───── Information provided ─────

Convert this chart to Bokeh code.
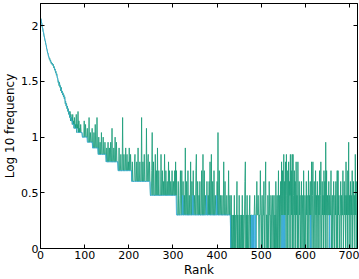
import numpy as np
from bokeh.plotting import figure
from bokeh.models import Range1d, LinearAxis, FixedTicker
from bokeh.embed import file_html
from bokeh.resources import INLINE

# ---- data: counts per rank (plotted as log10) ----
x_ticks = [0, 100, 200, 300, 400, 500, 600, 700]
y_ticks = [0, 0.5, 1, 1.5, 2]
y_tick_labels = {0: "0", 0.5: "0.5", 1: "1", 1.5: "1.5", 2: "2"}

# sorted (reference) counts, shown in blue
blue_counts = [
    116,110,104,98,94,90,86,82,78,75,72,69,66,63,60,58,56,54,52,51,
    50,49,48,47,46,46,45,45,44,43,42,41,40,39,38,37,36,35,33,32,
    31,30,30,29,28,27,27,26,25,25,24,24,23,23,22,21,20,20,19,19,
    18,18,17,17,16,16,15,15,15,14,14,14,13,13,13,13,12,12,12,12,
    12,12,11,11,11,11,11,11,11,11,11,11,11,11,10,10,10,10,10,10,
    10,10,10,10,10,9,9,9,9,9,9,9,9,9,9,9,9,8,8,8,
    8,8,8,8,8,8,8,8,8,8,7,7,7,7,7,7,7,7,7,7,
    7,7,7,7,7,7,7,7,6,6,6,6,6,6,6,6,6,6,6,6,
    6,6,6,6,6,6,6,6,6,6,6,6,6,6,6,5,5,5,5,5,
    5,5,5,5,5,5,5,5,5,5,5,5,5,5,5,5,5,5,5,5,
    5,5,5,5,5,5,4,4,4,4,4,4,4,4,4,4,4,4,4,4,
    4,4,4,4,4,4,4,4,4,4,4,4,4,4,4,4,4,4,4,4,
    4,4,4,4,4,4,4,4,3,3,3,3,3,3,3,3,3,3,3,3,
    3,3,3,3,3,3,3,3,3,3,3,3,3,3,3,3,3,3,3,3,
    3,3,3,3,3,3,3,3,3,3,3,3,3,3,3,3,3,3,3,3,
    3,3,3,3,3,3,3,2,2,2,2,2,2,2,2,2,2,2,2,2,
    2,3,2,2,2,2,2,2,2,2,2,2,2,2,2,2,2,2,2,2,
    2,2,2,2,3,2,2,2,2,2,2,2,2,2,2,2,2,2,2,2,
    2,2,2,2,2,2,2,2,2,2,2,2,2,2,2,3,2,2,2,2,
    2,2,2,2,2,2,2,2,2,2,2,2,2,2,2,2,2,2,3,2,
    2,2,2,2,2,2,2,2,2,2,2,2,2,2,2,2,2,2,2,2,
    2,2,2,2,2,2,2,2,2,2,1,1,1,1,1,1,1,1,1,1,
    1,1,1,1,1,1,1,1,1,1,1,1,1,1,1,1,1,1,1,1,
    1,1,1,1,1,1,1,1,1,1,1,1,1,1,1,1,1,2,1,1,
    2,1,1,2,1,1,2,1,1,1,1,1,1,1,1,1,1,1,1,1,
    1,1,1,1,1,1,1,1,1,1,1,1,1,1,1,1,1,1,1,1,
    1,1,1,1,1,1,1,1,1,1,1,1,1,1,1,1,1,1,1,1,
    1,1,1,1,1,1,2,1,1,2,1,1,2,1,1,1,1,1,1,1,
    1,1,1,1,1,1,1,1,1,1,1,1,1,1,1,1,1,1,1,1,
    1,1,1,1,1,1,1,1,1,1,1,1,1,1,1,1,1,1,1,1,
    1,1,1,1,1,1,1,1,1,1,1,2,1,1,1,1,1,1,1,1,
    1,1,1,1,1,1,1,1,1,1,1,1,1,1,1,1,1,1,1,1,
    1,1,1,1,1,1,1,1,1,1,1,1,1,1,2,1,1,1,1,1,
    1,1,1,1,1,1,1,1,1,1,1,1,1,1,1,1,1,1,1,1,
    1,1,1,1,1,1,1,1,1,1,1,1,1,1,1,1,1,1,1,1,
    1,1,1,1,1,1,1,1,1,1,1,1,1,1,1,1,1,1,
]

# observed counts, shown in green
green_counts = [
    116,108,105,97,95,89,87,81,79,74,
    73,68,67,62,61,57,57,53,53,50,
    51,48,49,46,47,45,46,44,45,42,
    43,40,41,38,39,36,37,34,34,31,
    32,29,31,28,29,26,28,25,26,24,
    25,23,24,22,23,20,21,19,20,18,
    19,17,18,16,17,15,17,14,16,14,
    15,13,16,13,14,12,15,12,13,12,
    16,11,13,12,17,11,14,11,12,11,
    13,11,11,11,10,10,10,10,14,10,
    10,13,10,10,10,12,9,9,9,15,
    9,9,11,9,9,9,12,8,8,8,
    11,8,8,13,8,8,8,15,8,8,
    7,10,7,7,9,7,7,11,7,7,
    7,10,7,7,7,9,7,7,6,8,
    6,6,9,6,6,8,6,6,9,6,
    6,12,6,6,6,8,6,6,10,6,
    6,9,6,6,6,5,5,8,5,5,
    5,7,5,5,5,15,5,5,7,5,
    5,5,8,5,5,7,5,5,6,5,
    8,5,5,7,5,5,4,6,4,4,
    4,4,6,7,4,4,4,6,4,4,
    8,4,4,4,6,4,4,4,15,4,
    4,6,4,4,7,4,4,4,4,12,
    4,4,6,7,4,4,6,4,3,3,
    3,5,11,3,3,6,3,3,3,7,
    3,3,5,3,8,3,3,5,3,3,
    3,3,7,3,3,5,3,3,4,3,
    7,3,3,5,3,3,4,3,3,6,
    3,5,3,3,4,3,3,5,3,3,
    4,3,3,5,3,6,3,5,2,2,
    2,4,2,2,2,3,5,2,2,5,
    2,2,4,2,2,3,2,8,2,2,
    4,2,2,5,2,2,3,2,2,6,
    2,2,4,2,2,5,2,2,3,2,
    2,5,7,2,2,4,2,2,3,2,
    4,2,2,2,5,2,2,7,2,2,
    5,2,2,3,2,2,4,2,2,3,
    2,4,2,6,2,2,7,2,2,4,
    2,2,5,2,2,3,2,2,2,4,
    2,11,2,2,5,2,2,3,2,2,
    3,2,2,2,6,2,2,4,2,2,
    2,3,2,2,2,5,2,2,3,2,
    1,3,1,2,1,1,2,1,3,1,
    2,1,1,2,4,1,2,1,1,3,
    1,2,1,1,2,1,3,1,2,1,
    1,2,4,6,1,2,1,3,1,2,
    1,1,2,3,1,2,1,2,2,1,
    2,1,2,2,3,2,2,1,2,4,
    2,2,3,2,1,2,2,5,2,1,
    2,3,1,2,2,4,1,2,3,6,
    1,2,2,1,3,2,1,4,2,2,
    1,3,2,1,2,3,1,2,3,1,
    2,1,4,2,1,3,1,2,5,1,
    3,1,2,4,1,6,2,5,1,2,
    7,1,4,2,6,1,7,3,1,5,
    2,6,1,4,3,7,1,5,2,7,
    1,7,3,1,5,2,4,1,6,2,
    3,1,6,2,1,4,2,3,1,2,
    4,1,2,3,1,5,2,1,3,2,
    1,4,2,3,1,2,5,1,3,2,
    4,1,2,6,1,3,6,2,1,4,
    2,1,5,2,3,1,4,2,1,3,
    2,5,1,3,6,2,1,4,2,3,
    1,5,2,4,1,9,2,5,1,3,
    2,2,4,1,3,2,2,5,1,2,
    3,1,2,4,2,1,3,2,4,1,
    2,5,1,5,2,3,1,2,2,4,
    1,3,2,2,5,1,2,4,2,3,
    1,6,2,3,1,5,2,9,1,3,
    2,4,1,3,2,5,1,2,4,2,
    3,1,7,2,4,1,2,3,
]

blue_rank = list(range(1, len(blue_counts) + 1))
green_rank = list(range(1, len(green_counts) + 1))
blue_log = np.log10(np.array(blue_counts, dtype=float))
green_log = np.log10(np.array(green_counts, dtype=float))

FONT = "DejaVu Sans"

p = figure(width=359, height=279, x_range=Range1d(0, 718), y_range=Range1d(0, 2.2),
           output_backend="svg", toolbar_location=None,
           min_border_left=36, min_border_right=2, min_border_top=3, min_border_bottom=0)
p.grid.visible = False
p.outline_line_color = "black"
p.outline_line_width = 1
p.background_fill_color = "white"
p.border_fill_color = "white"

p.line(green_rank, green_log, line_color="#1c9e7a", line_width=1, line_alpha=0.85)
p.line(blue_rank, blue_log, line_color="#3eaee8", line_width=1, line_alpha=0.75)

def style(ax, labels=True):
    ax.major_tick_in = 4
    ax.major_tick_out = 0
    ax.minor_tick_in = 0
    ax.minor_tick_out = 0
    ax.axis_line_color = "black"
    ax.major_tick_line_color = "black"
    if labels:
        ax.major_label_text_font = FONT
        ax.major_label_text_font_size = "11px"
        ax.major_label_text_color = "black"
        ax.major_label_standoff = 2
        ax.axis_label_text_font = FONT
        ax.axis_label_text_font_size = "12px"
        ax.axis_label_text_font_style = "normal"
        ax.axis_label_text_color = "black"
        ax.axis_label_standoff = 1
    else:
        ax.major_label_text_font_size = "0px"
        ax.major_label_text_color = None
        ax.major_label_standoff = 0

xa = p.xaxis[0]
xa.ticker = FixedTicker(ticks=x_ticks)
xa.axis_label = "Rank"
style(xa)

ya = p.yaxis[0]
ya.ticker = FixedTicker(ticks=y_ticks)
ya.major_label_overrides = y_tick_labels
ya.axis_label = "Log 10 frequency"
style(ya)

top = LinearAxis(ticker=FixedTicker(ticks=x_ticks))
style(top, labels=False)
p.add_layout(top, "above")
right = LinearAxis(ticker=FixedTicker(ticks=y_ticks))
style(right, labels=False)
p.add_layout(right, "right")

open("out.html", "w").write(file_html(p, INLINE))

─────

Instructions for the task: Write out again, exactly, the lines from the start of the listing up to the line containing "from bokeh.resources import INLINE", with both ends and without pictures.

Task output:
Convert this chart to Bokeh code.
import numpy as np
from bokeh.plotting import figure
from bokeh.models import Range1d, LinearAxis, FixedTicker
from bokeh.embed import file_html
from bokeh.resources import INLINE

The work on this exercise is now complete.